La manifestation anti-gouvernementale réunissant associations féministes, partis d'opposition et le puissant syndicat UGTT doit débuter à partir de 17H00 GMT avec pour slogans la défense des acquis de la femme, qui bénéficient de droits sans pareil dans le monde arabe depuis 1956 même si l'égalité n'est pas consacrée.
Or les islamistes au pouvoir sont sans cesse accusés de vouloir revenir sur cette spécificité, Ennahda ayant tenté notamment d'inscrire le principe de "complémentarité" des sexes dans le projet de Constitution, toujours paralysé. Ce brouillon ne mentionne par ailleurs toujours pas explicitement l'égalité hommes-femmes.
Ainsi, l'Association tunisienne des femmes démocrates appelle à manifester pour "l'égalité pleine et effective" entre les sexes mais aussi contre "la montée du terrorisme et de la violence", en référence notamment à l'assassinat le 25 juillet, attribué à la mouvance jihadiste, du député Mohamed Brahmi.
Et les manifestants devraient aussi reprendre largement des slogans appelant à la démission du gouvernement dirigé par les islamistes, revendication phare depuis ce meurtre qui a déclenché la profonde crise actuelle.
Le parcours de la marche sera d'ailleurs éminemment politique puisqu'il s'achèvera sur la place faisant face à l'Assemblée nationale constituante où l'opposition manifeste quotidiennement depuis près de trois semaines.
Ennahda organise pour sa part un rassemblement rival, avenue Habib Bourguiba, haut lieu de la révolution de 2011 à Tunis, sous le slogan "les femmes de Tunisie, piliers de la transition démocratique et de l'unité nationale". Là aussi, le thème rappelle la position des islamistes, ces derniers insistant sur un maintien des "institutions transitoires" issues d'élections en octobre 2011 et toujours en place faute de consensus sur la Constitution.
Malgré la pression de l’opposition, mais aussi de l'UGTT -fort de 500.000 membres et capable de paralyser le pays- et du patronat Utica, le parti islamiste exclut encore et toujours la démission du gouvernement et la mise en place d'un cabinet d'indépendants pour conduire la Tunisie vers l'adoption d'une loi fondamentale. L'hétéroclite coalition d'opposants a d'ailleurs prévu d'annoncer cette semaine un cabinet gouvernemental alternatif.
Ennahda propose pour sa part d'élargir le gouvernement à d'autres partis tout en en gardant la tête.
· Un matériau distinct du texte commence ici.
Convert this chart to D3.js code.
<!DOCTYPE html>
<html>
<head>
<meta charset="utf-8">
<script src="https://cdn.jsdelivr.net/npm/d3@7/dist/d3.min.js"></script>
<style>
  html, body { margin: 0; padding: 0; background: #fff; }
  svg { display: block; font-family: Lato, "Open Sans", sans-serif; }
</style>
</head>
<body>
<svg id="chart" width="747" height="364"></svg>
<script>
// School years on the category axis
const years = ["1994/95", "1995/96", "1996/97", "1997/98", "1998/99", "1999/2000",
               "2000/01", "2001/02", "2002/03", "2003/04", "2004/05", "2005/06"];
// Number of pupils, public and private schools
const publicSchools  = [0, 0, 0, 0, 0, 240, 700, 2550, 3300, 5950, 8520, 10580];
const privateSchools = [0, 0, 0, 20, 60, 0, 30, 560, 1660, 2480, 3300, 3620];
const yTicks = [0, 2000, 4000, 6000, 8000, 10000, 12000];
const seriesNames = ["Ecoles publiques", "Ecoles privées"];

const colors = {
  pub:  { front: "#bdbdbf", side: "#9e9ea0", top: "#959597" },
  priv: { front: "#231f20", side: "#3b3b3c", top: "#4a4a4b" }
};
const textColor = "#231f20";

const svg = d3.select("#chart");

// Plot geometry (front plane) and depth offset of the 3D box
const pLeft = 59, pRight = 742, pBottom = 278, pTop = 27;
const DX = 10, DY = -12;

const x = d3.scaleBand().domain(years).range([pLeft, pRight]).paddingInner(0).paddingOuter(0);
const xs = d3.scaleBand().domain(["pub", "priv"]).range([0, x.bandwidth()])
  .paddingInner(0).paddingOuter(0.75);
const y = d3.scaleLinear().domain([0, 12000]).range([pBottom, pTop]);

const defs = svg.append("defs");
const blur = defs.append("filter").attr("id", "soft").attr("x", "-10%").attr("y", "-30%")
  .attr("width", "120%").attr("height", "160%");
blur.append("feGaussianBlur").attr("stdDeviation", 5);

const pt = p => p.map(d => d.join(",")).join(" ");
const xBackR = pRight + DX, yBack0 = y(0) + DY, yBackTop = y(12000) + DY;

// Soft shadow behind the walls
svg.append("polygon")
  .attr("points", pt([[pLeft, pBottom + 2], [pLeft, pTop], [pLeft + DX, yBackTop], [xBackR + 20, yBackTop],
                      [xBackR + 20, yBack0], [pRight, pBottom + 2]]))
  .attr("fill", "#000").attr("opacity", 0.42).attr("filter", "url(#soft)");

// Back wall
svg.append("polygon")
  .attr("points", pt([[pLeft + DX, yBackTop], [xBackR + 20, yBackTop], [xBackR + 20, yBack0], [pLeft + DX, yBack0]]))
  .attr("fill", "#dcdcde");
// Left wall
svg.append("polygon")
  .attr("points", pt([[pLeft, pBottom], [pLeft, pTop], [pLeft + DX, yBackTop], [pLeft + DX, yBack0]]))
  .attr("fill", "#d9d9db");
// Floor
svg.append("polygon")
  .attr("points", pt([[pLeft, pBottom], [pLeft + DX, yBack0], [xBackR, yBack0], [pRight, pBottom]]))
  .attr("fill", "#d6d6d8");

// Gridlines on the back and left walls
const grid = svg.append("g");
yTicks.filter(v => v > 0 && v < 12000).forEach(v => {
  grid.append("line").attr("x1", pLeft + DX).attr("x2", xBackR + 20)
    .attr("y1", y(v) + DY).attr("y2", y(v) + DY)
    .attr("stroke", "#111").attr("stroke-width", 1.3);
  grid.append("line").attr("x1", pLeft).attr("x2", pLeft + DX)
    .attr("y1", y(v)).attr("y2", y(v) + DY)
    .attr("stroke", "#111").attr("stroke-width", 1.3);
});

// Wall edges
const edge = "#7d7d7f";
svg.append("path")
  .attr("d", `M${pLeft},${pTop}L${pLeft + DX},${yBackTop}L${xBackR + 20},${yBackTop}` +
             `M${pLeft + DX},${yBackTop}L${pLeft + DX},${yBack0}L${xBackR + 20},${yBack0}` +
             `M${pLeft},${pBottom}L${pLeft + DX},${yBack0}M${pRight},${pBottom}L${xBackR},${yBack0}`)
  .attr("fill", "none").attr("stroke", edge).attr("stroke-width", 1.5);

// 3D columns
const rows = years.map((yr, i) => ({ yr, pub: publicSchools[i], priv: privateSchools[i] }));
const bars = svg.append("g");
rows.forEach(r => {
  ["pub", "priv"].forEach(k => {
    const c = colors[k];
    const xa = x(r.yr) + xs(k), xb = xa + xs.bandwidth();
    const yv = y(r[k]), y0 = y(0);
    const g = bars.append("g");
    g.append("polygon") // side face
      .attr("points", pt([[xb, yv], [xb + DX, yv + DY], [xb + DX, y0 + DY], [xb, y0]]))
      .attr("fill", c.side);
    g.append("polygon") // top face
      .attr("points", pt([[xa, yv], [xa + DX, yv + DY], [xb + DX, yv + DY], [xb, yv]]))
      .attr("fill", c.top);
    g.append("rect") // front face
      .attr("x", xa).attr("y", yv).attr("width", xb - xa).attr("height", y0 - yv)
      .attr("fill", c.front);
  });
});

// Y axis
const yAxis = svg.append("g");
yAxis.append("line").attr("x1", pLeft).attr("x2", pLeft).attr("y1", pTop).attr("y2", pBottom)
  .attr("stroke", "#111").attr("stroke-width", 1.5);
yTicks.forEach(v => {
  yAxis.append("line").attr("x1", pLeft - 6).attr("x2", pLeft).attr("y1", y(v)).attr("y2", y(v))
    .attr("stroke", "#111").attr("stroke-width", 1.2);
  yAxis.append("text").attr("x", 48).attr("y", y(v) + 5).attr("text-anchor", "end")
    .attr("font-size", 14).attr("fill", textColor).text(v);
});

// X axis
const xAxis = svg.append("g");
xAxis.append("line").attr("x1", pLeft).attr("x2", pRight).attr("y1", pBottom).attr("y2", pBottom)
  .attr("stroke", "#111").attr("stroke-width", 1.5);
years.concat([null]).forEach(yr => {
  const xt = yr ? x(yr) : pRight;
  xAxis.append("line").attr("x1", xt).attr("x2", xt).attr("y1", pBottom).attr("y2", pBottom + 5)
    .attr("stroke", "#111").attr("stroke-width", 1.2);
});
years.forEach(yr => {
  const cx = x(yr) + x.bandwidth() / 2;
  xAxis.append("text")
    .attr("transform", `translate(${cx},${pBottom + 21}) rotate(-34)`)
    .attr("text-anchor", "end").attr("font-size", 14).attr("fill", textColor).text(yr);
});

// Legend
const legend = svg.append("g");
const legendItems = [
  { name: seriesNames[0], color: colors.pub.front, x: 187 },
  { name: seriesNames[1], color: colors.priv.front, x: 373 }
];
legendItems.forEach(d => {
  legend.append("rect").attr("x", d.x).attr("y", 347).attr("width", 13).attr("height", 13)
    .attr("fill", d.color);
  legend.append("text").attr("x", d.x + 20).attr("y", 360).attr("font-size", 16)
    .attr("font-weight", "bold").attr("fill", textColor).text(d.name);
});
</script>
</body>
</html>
Les islamistes ont aussi promis des élections en décembre.
De premiers pourparlers entre Ennahda et l'UGTT n'ont conduit lundi soir à aucune avancée laissant présager une sortie rapide de la crise, même si d'autres rencontres auront lieu dans les jours à venir.
L'UGTT s'est retrouvée à contrecoeur dans le rôle de médiateur entre Ennahda et les partis d'opposition après que le président de la Constituante a gelé les travaux de l'assemblée en demandant à la centrale syndicale d'assumer son "rôle historique" en parrainant les pourparlers.
Le gouvernement est accusé d'avoir failli sur le plan sécuritaire, l'essor de la mouvance salafiste déstabilisant régulièrement le pays depuis la révolution de janvier 2011. Un premier cabinet dirigé par Ennahda avait déjà dû démissionner après l'assassinat d'un autre opposant, Chokri Belaïd, le 6 février.
Par ailleurs, quatre jours après l'assassinat de Brahmi, un groupe suspecté de liens avec Al-Qaïda et pourchassé par l'armée depuis décembre a sauvagement tué huit militaires au mont Chaambi à la frontière algérienne.
Cette embuscade a déclenché une vaste opération "aérienne et terrestre" mais les autorités n'ont dressé aucun bilan après près de deux semaines de manoeuvres et de bombardements. Selon une source militaire sur place, six "terroristes" auraient été néanmoins tués lundi.